Financial Self-Exclusion for Religious Motives. an Empirical Analysis of Informal Transfer Systems.

Thursday, 2 July 2015: 10:15 AM-11:45 AM
CLM.B.05 (Clement House)
Dulce Redin, University of Navarra, Pamplona, Spain
Reyes Calderon, University of Navarra, Pamplona, Spain
In the XXI Century, the usage of financial services forms an essential part of life in society. The impossibility of access and/or the non-usage of the formers, i.e. Financial Exclusion (FE), generates poverty, deprivation and inequality. Hence, the fight against FE has made a way into all governmental agendas.
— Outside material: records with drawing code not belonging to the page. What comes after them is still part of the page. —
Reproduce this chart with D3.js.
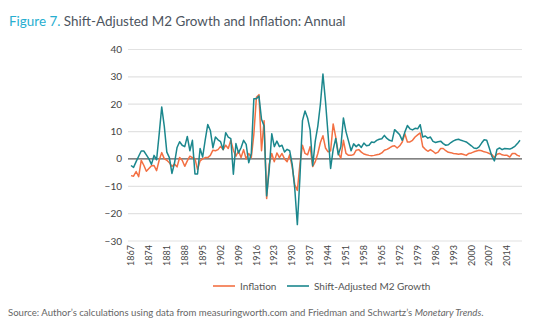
<!DOCTYPE html>
<html lang="en">
<head>
    <meta charset="UTF-8">
    <title>Shift-Adjusted M2 Growth and Inflation: Annual</title>
    <style>
        body { margin: 0; background: #fff; }
        text { font-family: Lato, "Open Sans", sans-serif; }
        .grid line { stroke: #e2e2e2; stroke-width: 1.2; }
        .tick-label { fill: #444; }
    </style>
</head>
<body>
    <script src="https://cdn.jsdelivr.net/npm/d3@7"></script>
    <script>

        var firstYear = 1867, lastYear = 2019;

        var years = d3.range(firstYear, lastYear + 1);

        var inflation = [
            -6.1, -6.3, -4.6, -6.5, -0.5, -2.3, -4.5, -3.5, -2.5, -2.4,
            -4.3, -0.5, 2.3, 0.1, -0.5, -1.4, -2.7, -1.9, -2.9, 0.5,
            -0.5, -2.7, -0.7, 1.0, 0.5, 0.1, -3.9, -0.7, 0.0, 0.5,
            0.5, 1.3, 3.2, 3.0, 3.4, 4.6, 3.4, 5.0, 3.8, 6.8,
            3.2, 1.0, 2.9, 0.5, 3.4, 0.0, 2.0, 0.5, 9.0, 22.5,
            23.5, 3.0, 14.0, -14.5, -2.0, 2.0, -1.0, 2.2, 0.5, 2.0,
            0.0, -1.0, 1.5, -3.0, -9.5, -11.5, -2.0, 5.0, 2.0, 1.5,
            4.5, -2.8, -1.0, 2.0, 6.0, 8.5, 4.0, 2.6, 3.0, 12.8,
            8.0, 2.0, 0.3, 6.8, 2.0, 1.3, 1.3, 1.6, 3.2, 3.4,
            2.5, 1.8, 1.5, 1.3, 1.2, 1.3, 1.5, 1.7, 2.2, 3.2,
            3.5, 4.0, 4.6, 4.8, 4.0, 4.8, 6.2, 9.2, 6.2, 6.2,
            6.8, 8.0, 8.8, 9.5, 4.5, 3.5, 2.8, 3.4, 2.8, 2.0,
            2.5, 3.8, 3.8, 3.0, 2.4, 2.3, 2.0, 1.9, 1.7, 1.9,
            1.6, 1.3, 2.0, 2.2, 2.6, 2.9, 3.2, 3.0, 2.6, 2.4,
            2.0, 1.6, 0.5, 1.7, 2.0, 1.5, 1.3, 1.3, 0.7, 2.0,
            2.0, 1.3, 1.0
        ];

        var m2Growth = [
            -2.4, -3.1, -1.0, 1.0, 2.9, 2.9, 1.5, 0.0, -2.0, 1.3,
            -0.3, 9.0, 19.0, 12.0, 2.5, 0.5, -5.3, -1.5, 4.2, 6.3,
            5.0, 4.5, 8.2, 3.0, 6.8, -5.5, -5.5, 3.8, 0.7, 7.0,
            12.6, 10.4, 4.1, 8.0, 7.0, 6.3, 3.4, 9.6, 8.0, 7.4,
            -5.6, 5.6, 2.2, 4.1, 6.8, 5.3, -1.4, 2.0, 22.0, 22.0,
            23.0, 14.5, 12.0, -13.5, -4.0, 9.2, 4.5, 6.5, 4.5, 5.0,
            2.5, 3.5, 3.0, -2.0, -11.0, -24.0, -7.0, 14.0, 17.5, 15.0,
            10.5, -2.5, 6.5, 12.0, 20.0, 31.0, 21.0, 9.0, -3.5, 3.5,
            7.5, 1.5, 4.5, 15.0, 10.0, 6.5, 3.0, 5.5, 4.5, 5.3,
            4.2, 5.8, 4.8, 5.0, 6.2, 6.0, 6.8, 7.2, 7.4, 8.6,
            7.5, 6.8, 6.5, 10.7, 9.8, 8.8, 6.8, 9.8, 12.2, 11.0,
            10.6, 11.2, 11.0, 12.5, 8.0, 8.4, 7.6, 8.0, 6.4, 6.0,
            6.3, 6.5, 5.6, 5.0, 5.2, 6.0, 6.6, 7.0, 7.2, 6.8,
            6.5, 6.2, 5.5, 4.8, 4.0, 3.8, 4.4, 5.8, 7.0, 6.8,
            4.0, 1.0, -0.7, 3.5, 4.0, 3.4, 3.8, 3.7, 3.6, 4.0,
            4.6, 5.6, 6.8
        ];

        var yTicks = [-30, -20, -10, 0, 10, 20, 30, 40];
        var xTickYears = d3.range(firstYear, 2015, 7);

        var seriesNames = ["Inflation", "Shift-Adjusted M2 Growth"];
        var seriesColors = ["#f37043", "#1b878d"];

        var width = 537,
            height = 331;

        var svg = d3.select("body").append("svg")
            .attr("width", width)
            .attr("height", height);

        var x = d3.scaleLinear()
            .domain([firstYear, lastYear])
            .range([131, 520]);

        var y = d3.scaleLinear()
            .domain([-30, 40])
            .range([241, 49.5]);

        // shrink or grow a text's font so it spans the target width
        function fitWidth(sel, size, target) {
            var w = sel.node().getComputedTextLength();
            sel.style("font-size", (size * target / w) + "px");
        }

        // title
        var title = svg.append("text")
            .attr("x", 9)
            .attr("y", 26)
            .style("font-size", "14px");
        title.append("tspan").attr("fill", "#27aed0").text("Figure 7. ");
        title.append("tspan").attr("fill", "#4d5560").text("Shift-Adjusted M2 Growth and Inflation: Annual");
        fitWidth(title, 14, 337);

        // gridlines
        svg.append("g").attr("class", "grid")
            .selectAll("line")
            .data(yTicks.filter(function(d) { return d !== 0; }))
            .enter().append("line")
            .attr("x1", 128).attr("x2", 522)
            .attr("y1", function(d) { return y(d); })
            .attr("y2", function(d) { return y(d); });

        svg.append("line")
            .attr("x1", 128).attr("x2", 522)
            .attr("y1", y(0)).attr("y2", y(0))
            .attr("stroke", "#5a5a5a")
            .attr("stroke-width", 1.3);

        // y labels
        svg.append("g")
            .selectAll("text")
            .data(yTicks)
            .enter().append("text")
            .attr("class", "tick-label")
            .attr("x", 122)
            .attr("y", function(d) { return y(d); })
            .attr("dy", "0.35em")
            .attr("text-anchor", "end")
            .style("font-size", "10px")
            .text(function(d) { return d < 0 ? "\u2212" + Math.abs(d) : d; });

        // x labels (rotated)
        svg.append("g")
            .selectAll("text")
            .data(xTickYears)
            .enter().append("text")
            .attr("class", "tick-label")
            .attr("transform", function(d) { return "translate(" + x(d) + ",245) rotate(-90)"; })
            .attr("dy", "0.35em")
            .attr("text-anchor", "end")
            .style("font-size", "9px")
            .text(function(d) { return d; });

        // lines
        var line = d3.line()
            .x(function(d, i) { return x(years[i]); })
            .y(function(d) { return y(d); });

        [inflation, m2Growth].forEach(function(values, k) {
            svg.append("path")
                .datum(values)
                .attr("fill", "none")
                .attr("stroke", seriesColors[k])
                .attr("stroke-width", 1.5)
                .attr("stroke-linejoin", "round")
                .attr("d", line);
        });

        // legend
        var legendX = [213, 287];
        var legend = svg.append("g")
            .selectAll("g")
            .data(seriesNames)
            .enter().append("g")
            .attr("transform", function(d, i) { return "translate(" + legendX[i] + ",286)"; });
        legend.append("line")
            .attr("x1", 0).attr("x2", 22)
            .attr("stroke", function(d, i) { return seriesColors[i]; })
            .attr("stroke-width", 1.6);
        legend.append("text")
            .attr("x", 27)
            .attr("dy", "0.35em")
            .attr("fill", "#555")
            .style("font-size", "10px")
            .text(function(d) { return d; });

        // source
        var source = svg.append("text")
            .attr("x", 8)
            .attr("y", 316)
            .attr("fill", "#666")
            .style("font-size", "9px");
        source.append("tspan").text("Source: Author\u2019s calculations using data from measuringworth.com and Friedman and Schwartz\u2019s ");
        source.append("tspan").style("font-style", "italic").text("Monetary Trends");
        source.append("tspan").text(".");
        fitWidth(source, 9, 476);

    </script>
</body>
</html>
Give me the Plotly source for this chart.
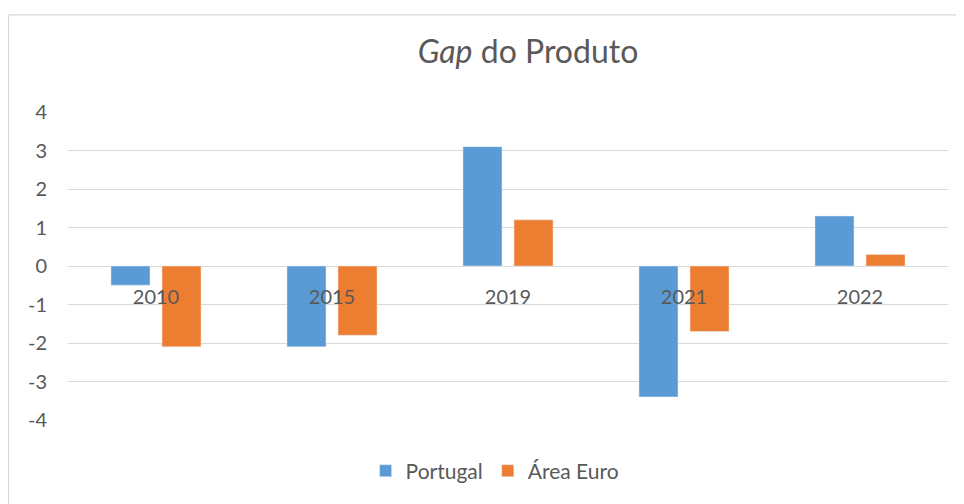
import plotly.graph_objects as go

categories = ["2010", "2015", "2019", "2021", "2022"]
portugal = [-0.5, -2.1, 3.1, -3.4, 1.3]
area_euro = [-2.1, -1.8, 1.2, -1.7, 0.3]
y_ticks = [-4, -3, -2, -1, 0, 1, 2, 3, 4]
y_tick_text = ["-4", "-3", "-2", "-1", "0", "1", "2", "3", "4"]

FONT = "Lato, 'Open Sans', sans-serif"
GREY = "#595959"

fig = go.Figure()
fig.add_trace(go.Bar(x=categories, y=portugal, name="Portugal", marker_color="#5B9BD5"))
fig.add_trace(go.Bar(x=categories, y=area_euro, name="Área Euro", marker_color="#ED7D31"))

# page has an 8px body margin; figure is offset by (8, 8)
OFF = 8
W, H = 964 - OFF, 504 - OFF
L, R, T, B = 68 - OFF, 16, 112 - OFF, 86 - OFF
pw = W - L - R
ph = H - T - B

fig.update_layout(
    width=W, height=H,
    margin=dict(l=L, r=R, t=T, b=B, pad=0),
    paper_bgcolor="white", plot_bgcolor="white",
    barmode="group", bargap=0.42, bargroupgap=0.235,
    font=dict(family=FONT, color=GREY, size=20),
    title=dict(text="<i>Gap</i> do Produto", x=(528 - OFF) / W, xanchor="center",
               y=1 - (52 - OFF) / H, yanchor="middle", font=dict(size=32, color=GREY, family=FONT)),
    showlegend=True,
    legend=dict(orientation="h", x=(472 - OFF) / W, xref="paper", xanchor="center",
                y=-(470 - 418) / ph, yanchor="middle", font=dict(size=21, color=GREY),
                traceorder="normal"),
    yaxis=dict(range=[-4, 4], tickvals=y_ticks, ticktext=y_tick_text, showgrid=True,
               gridcolor="#D9D9D9", gridwidth=1.3, zeroline=False, showline=False, ticks="",
               ticklabelstandoff=20, tickfont=dict(size=20, color=GREY)),
    xaxis=dict(anchor="free", position=0.5, showline=False, ticks="", showgrid=False,
               ticklabelstandoff=17, tickfont=dict(size=20, color=GREY)),
    shapes=[dict(type="rect", xref="paper", yref="paper",
                 x0=(0.5 - L) / pw, x1=(W + 20 - L) / pw,
                 y0=-(H + 20 - T - ph) / ph, y1=(H - 5 - B) / ph,
                 line=dict(color="#D9D9D9", width=1.3), fillcolor="rgba(0,0,0,0)")],
)

fig.write_html("out.html")
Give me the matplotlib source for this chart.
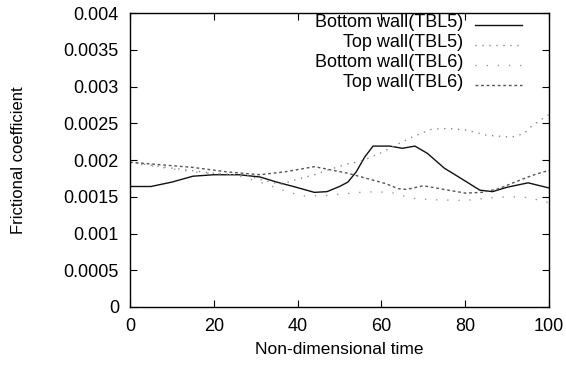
import matplotlib
matplotlib.use("Agg")
import matplotlib.pyplot as plt

plt.rcParams['font.family'] = ['Liberation Sans', 'DejaVu Sans']

# bottom wall, TBL5 (solid)
bot5_t = [0, 5, 10, 15, 20, 26, 31, 35, 39, 44, 47, 50, 52, 54, 56, 58, 62, 65, 68, 71, 75, 79, 83.5, 86.5, 90, 95, 100]
bot5_cf = [1.64, 1.64, 1.70, 1.78, 1.80, 1.80, 1.77, 1.70, 1.64, 1.56, 1.57, 1.64, 1.70, 1.84, 2.04, 2.19, 2.19, 2.16, 2.19, 2.09, 1.89, 1.75, 1.59, 1.57, 1.63, 1.69, 1.62]

# top wall, TBL5
top5_t = [0, 10, 20, 28, 32, 36, 40, 44, 47, 52, 55, 60, 64, 68, 72, 76, 80, 85, 91, 94, 96, 100]
top5_cf = [1.97, 1.89, 1.82, 1.79, 1.72, 1.67, 1.74, 1.80, 1.86, 1.95, 1.98, 2.10, 2.22, 2.33, 2.42, 2.43, 2.41, 2.34, 2.31, 2.36, 2.47, 2.62]

# bottom wall, TBL6
bot6_t = [0, 10, 15, 19, 25, 31, 36, 41, 47, 55, 59, 63, 67, 72, 80, 85, 90, 95, 100]
bot6_cf = [1.96, 1.88, 1.84, 1.82, 1.80, 1.70, 1.60, 1.51, 1.52, 1.56, 1.57, 1.55, 1.48, 1.46, 1.45, 1.48, 1.50, 1.49, 1.42]

# top wall, TBL6
top6_t = [0, 15, 23, 31, 37, 44, 48.5, 52, 56.5, 61, 64, 66, 70, 75, 80, 84, 88, 91, 95, 97, 100]
top6_cf = [1.97, 1.90, 1.84, 1.80, 1.84, 1.91, 1.86, 1.82, 1.75, 1.68, 1.61, 1.60, 1.65, 1.60, 1.55, 1.56, 1.61, 1.68, 1.77, 1.81, 1.86]

labels = ['Bottom wall(TBL5)', 'Top wall(TBL5)', 'Bottom wall(TBL6)', 'Top wall(TBL6)']
xticks = [0, 20, 40, 60, 80, 100]
yticks = [0, 0.0005, 0.001, 0.0015, 0.002, 0.0025, 0.003, 0.0035, 0.004]
ytick_labels = ['0', '0.0005', '0.001', '0.0015', '0.002', '0.0025', '0.003', '0.0035', '0.004']

styles = [
    dict(color='#111111', lw=1.0, ls='-'),
    dict(color='#8a8a8a', lw=1.0, ls=(0, (1, 4))),
    dict(color='#9a9a9a', lw=1.0, ls=(0, (1, 7))),
    dict(color='#555555', lw=1.0, ls=(0, (2, 2))),
]

fig = plt.figure(figsize=(5.66, 3.65), dpi=100)
ax = fig.add_axes([0.2297, 0.159, 0.7403, 0.805])

series = [(bot5_t, bot5_cf), (top5_t, top5_cf), (bot6_t, bot6_cf), (top6_t, top6_cf)]
for (t, cf), st in zip(series, styles):
    ax.plot(t, [v * 1e-3 for v in cf], **st)

ax.set_xlim(0, 100)
ax.set_ylim(0, 0.004)
ax.set_xticks(xticks)
ax.set_yticks(yticks)
ax.set_yticklabels(ytick_labels)
ax.tick_params(direction='in', length=5, width=0.8, top=True, right=True, labelsize=13, pad=8)
for s in ax.spines.values():
    s.set_linewidth(1.0)

ax.set_xlabel('Non-dimensional time', fontsize=12.5, labelpad=5)
ax.set_ylabel('Frictional coefficient', fontsize=12, labelpad=27)

# legend drawn by hand: text right-aligned, sample line on the right
row_y = [0.969, 0.901, 0.833, 0.765]
for lab, st, yy in zip(labels, styles, row_y):
    ax.text(0.795, yy, lab, transform=ax.transAxes, ha='right', va='center', fontsize=13)
    ax.plot([0.823, 0.936], [yy - 0.008, yy - 0.008], transform=ax.transAxes, **st)

fig.savefig('out.png', dpi=100)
In the era of globalization and the massive mobility of workers, FE particularly affects the segment of migrants from developing countries (Carbó et al, 2005) who have the need to send remittances to their families back home. In 2014, the flow of remittances received by developing countries accounted for $436 Billion (World Bank, 2014). A substantial share of these remittances is sent through informal channels, which are neither regulated nor supervised. Informal transfers may be due to the FE of migrants due to the presence of barriers of access, condition, price or marketing but also it can be attributed to the voluntary not use of formal financial channels or self-exclusion. Religious, cultural or ethical reasons may explain this phenomenon but they are very difficult to measure.

In a long database for 51 countries, Redín (2015) finds that there is FE in the market for remittances that attends to pure economics reasons; that is, there is a substitution effect between formal and informal channels that is explained by the relatively low price (i.e. the black market premium) that offer the not regulated transfer mechanisms. However, this FE has different importance depending on the religious adherence of migrants and their families. In this paper, following the empirical framework of Redín (2015), we explore whether religious factors explain the deviation from formal financial institutions and therefore financial self-exclusion in the market for remittances. Our conclusions certify that adherents of the Islamic religion do not exclude themselves from the formal financial system because of pure economic issues, contrary to what happens with Christians or Jews.


Carbó, S., E. P. M. Gardener and P. Molyneux (2005), Financial Exclusion, Palgrave Macmillan Studies in Banking and Financial Institutions.

Redín (2015), “The relationship between Formal and Informal Remittance Systems in the light of Financial Exclusion of International Migration”, School of Economics and Business Administration of the University of Navarra Working Paper

World Bank (2014), Migration and Development Brief. Migration and Remittances Team, Development Prospects Group, World Bank.